11 years to the day of their infamous last playoff game, they took on the same team from 2011 with 3 members of that team remaining and all on their farewell tour. The Phillies first playoff game in over a decade made us remember exactly what October baseball was like. Sitting with bated breath for every single pitch thrown. What’s usually boring and slow in the middle of June is intense and stressful in October. Game 1 was a 0-0 slow burn for 6 and a half innings, as Zach Wheeler shut down the Cards manager Rob Thompson called up the usually reliable Jose Alvarado to finish off the 7th inning. What followed was a tense 2 out walk and then pinch hitter Juan Yepez jacked a homer on the first pitch to give St. Louis a 2-0 lead.
It felt like it was over. Like in the Cubs series, being down 1 run felt like being down 5 runs. They were going to waste Wheeler’s great performance and have to rely on Aaron Nola the next day to save us. They were down to their last 2 outs and it seemed like business as usual for the typically lucky Cardinals.
And then insanity happened…take it away Jomboy:
A base hit by JT, a walk for Bryce, a walk for Nick Castellanos, and then a Hit by Pitch for Alex Bohm. It was clear that something was wrong for relief pitcher Ryan Helsley as he wasn’t able to throw strikes effectively. A run scores and St. Louis brought in Andre Pallante to protect the lead. Jean Segura, who played 1,328 games without ever playing in a playoff game, makes the hit he’s waited ten years for as it went by the 2nd basemen glove. Two runs score and suddenly the Phillies take the lead. Three runs followed thanks to some shockingly bad fielding by the always reliable Paul Goldschmidt and Nolan Arenado.

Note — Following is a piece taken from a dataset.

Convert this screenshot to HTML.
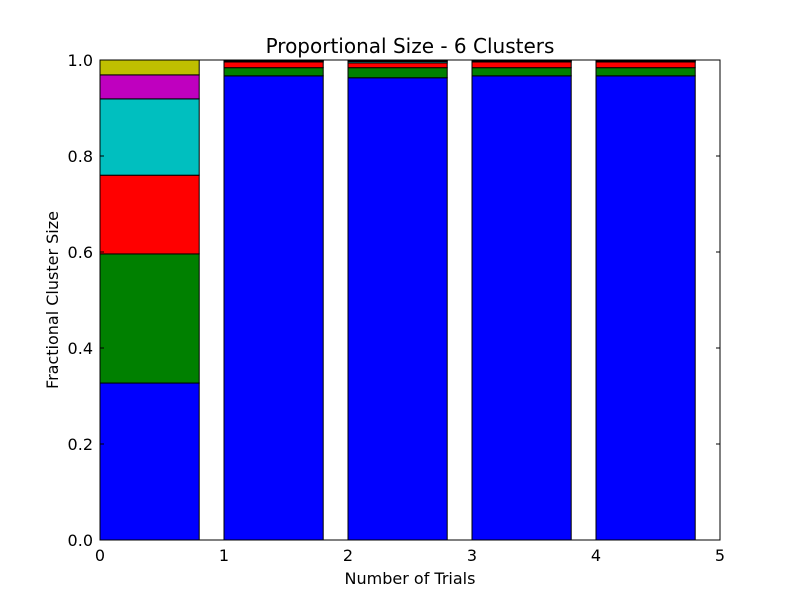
<!DOCTYPE html>
<html><head><meta charset="utf-8"><style>
body{margin:0;background:#fff;}
svg text{font-family:"DejaVu Sans","Liberation Sans",sans-serif;}
</style></head><body>
<svg id="chart" width="800" height="600">
<rect width="800" height="600" fill="#fff"/>
<g id="bars"></g>
<g id="axes"></g>
</svg>
<script>
const categories=[0,1,2,3,4];
const blue=[0.327,0.967,0.963,0.967,0.967];
const green=[0.269,0.017,0.021,0.017,0.017];
const red=[0.164,0.012,0.010,0.012,0.012];
const cyan=[0.159,0.002,0.003,0.002,0.002];
const magenta=[0.050,0.001,0.002,0.001,0.001];
const yellow=[0.031,0.001,0.001,0.001,0.001];
const xTicks=[0,1,2,3,4,5];
const yTicks=[0,0.2,0.4,0.6,0.8,1.0];
const series=[["blue",blue,"#0000ff"],["green",green,"#008000"],["red",red,"#ff0000"],["cyan",cyan,"#00bfbf"],["magenta",magenta,"#bf00bf"],["yellow",yellow,"#bfbf00"]];
const L=100,R=720,T=60,B=540;
const x=v=>L+(R-L)*v/5;
const y=v=>B-(B-T)*v;
const NS="http://www.w3.org/2000/svg";
const bars=document.getElementById('bars'),axes=document.getElementById('axes');
function mk(tag,attrs,parent){const e=document.createElementNS(NS,tag);for(const k in attrs)e.setAttribute(k,attrs[k]);parent.appendChild(e);return e;}
categories.forEach((c,i)=>{let base=0;series.forEach(s=>{const v=s[1][i];
const r=mk('rect',{x:x(c),y:y(base+v),width:x(c+0.8)-x(c),height:y(base)-y(base+v),fill:s[2],stroke:'#000','stroke-width':1},bars);


base+=v;});});
const frame=mk('rect',{x:L,y:T,width:R-L,height:B-T,fill:'none',stroke:'#000','stroke-width':1},axes);


xTicks.forEach(t=>{mk('line',{x1:x(t),x2:x(t),y1:B,y2:B-4,stroke:'#000'},axes);mk('line',{x1:x(t),x2:x(t),y1:T,y2:T+4,stroke:'#000'},axes);
const tx=mk('text',{x:x(t),y:B+21,'font-size':16,'text-anchor':'middle'},axes);tx.textContent=t;

});
yTicks.forEach(t=>{mk('line',{x1:L,x2:L+4,y1:y(t),y2:y(t),stroke:'#000'},axes);mk('line',{x1:R,x2:R-4,y1:y(t),y2:y(t),stroke:'#000'},axes);
const tx=mk('text',{x:L-7,y:y(t)+6,'font-size':16,'text-anchor':'end'},axes);tx.textContent=t.toFixed(1);

});
const ti=mk('text',{x:410,y:53,'font-size':20,'text-anchor':'middle'},axes);ti.textContent='Proportional Size - 6 Clusters';


const xl=mk('text',{x:410,y:584,'font-size':16,'text-anchor':'middle'},axes);xl.textContent='Number of Trials';


const yl=mk('text',{x:58,y:300,'font-size':16,'text-anchor':'middle',transform:'rotate(-90 58 300)'},axes);yl.textContent='Fractional Cluster Size';


</script>
</body></html>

After not scoring a run for a combined 17 innings in their last two playoff games counting the disaster that was Game 5 in 2011, the 2022 Phils more than made up for it with one of, if not the most insane innings in Phillies playoff history.
While it felt like the end of the series, the Phillies still had to win one more game in this best of three to move on to the next round. And in Game 2 Playoff Nola was finally born as he had just as good a game as Zach Wheeler did the day before. Bryce Harper also finally had his first great playoff moment as a Phillie with a solo home run.
It didn’t seem real, but it was the Phillies who shut down the Cardinals in their home stadium. It was the best fans in baseball in Baseball Heaven who left early before the final out was recorded, the one consolation being that franchise icons Albert Pujols and Yadier Molina each got a hit in their final at-bat and got to say goodbye one last time.
Being shut out at home in the first round and expecting to go further in the playoffs, the same way the Phillies went out in 2011 that took exactly 11 years to recover from. Now y’all know what it feels like.
The old Phillies that we’ve known for a decade never wins these games. But this Phillies team right now is just DIFFERENT. They make the big pitch, get the big hit and make the big play on defense. Who would have thought that Alex Bohm was a better fielding 3rd basemen than Nolan Arenado of all people? This playoff run has already gone beyond our wildest imagination, and the best part is that it’s still going.
Hopefully this series win is a sign of what’s to come not only for these playoffs, but for several playoff runs over the next few years.
While the defending champion Braves will be a difficult opponent to face, the fact we’re playing them in the NLDS and will have at least one game at Citizens Bank Park is incredibly exciting.
Bring on the Braves and lets go Fightins!!!